As Dinwiddie suggests, contract extensions for players on modest deals like his are limited to a starting salary worth up to 120% of the NBA’s estimated average salary. Based on this season’s numbers, that means that a Dinwiddie extension would start at $10.61MM and would be worth $47.51MM over four years.
ESPN’s Adrian Wojnarowski recently said that the Nets have a number in mind for Dinwiddie, which makes it sound as if the club doesn’t plan on putting that maximum amount on the table. But based on the point guard’s candid comments, it sure sounds like he doesn’t have much interest in an extension that pays him less than that full amount ($47.5MM over four years).

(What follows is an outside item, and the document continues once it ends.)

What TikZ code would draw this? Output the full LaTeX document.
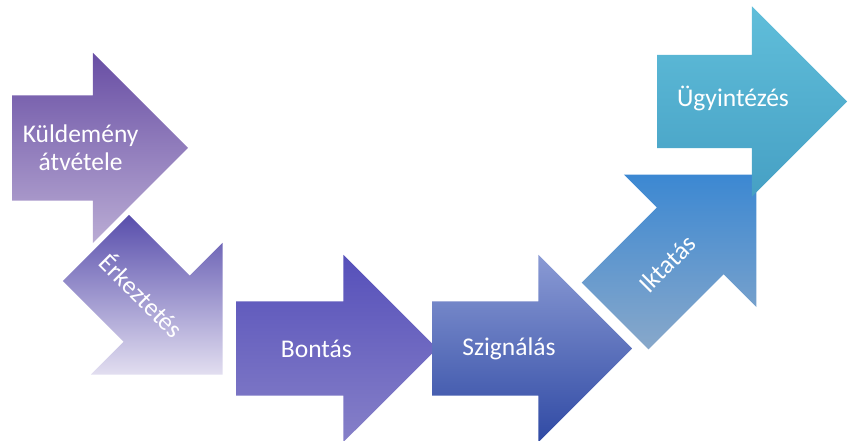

Sources told Brian Lewis of The New York Post last week that the 25-year-old, who is in the midst of a career year, could likely command more than that in free agency, so his stance makes sense.
Could Dinwiddie’s asking price come down? Could the Nets relent and offer the full $47.5MM? Anything is possible, but there’s one big reason not to expect the two sides to come to terms on an in-season extension.
The Nets project to have a significant amount of cap room next summer, and extending Dinwiddie would cut into that space substantially. His cap hold as a free agent will only be about $1.6MM, which means Brooklyn could keep that hold on its books, hanging onto Dinwiddie’s Bird rights, then go over the cap to re-sign him after using the rest of its space on other players. That’s exactly what the team did this past offseason with Joe Harris, who was in a similar position. Extending Dinwiddie during the season would increase his projected cap hit from $1.6MM to $10.61MM, cutting into the Nets’ flexibility.
On the other hand, if the Nets don’t make an effort to extend Dinwiddie during the season, it might increase his interest in exploring the market when he becomes a free agent. And since he’ll be unrestricted, Brooklyn wouldn’t necessarily be able to keep him in July.
Plus, even if they were to extend Dinwiddie at the price he wants, the Nets could still create $50MM+ in cap room next summer, and would avoid heading into the offseason with uncertainty surrounding both Dinwiddie and RFA-to-be D’Angelo Russell. Maybe it’d be worth it for the Nets to lock in Dinwiddie at a reasonable rate if they don’t believe they’d have a realistic chance at two max free agents on the open market anyway.
There are no simple or easy answers for the Nets with Dinwiddie, so it will be a situation worth watching starting on December 8.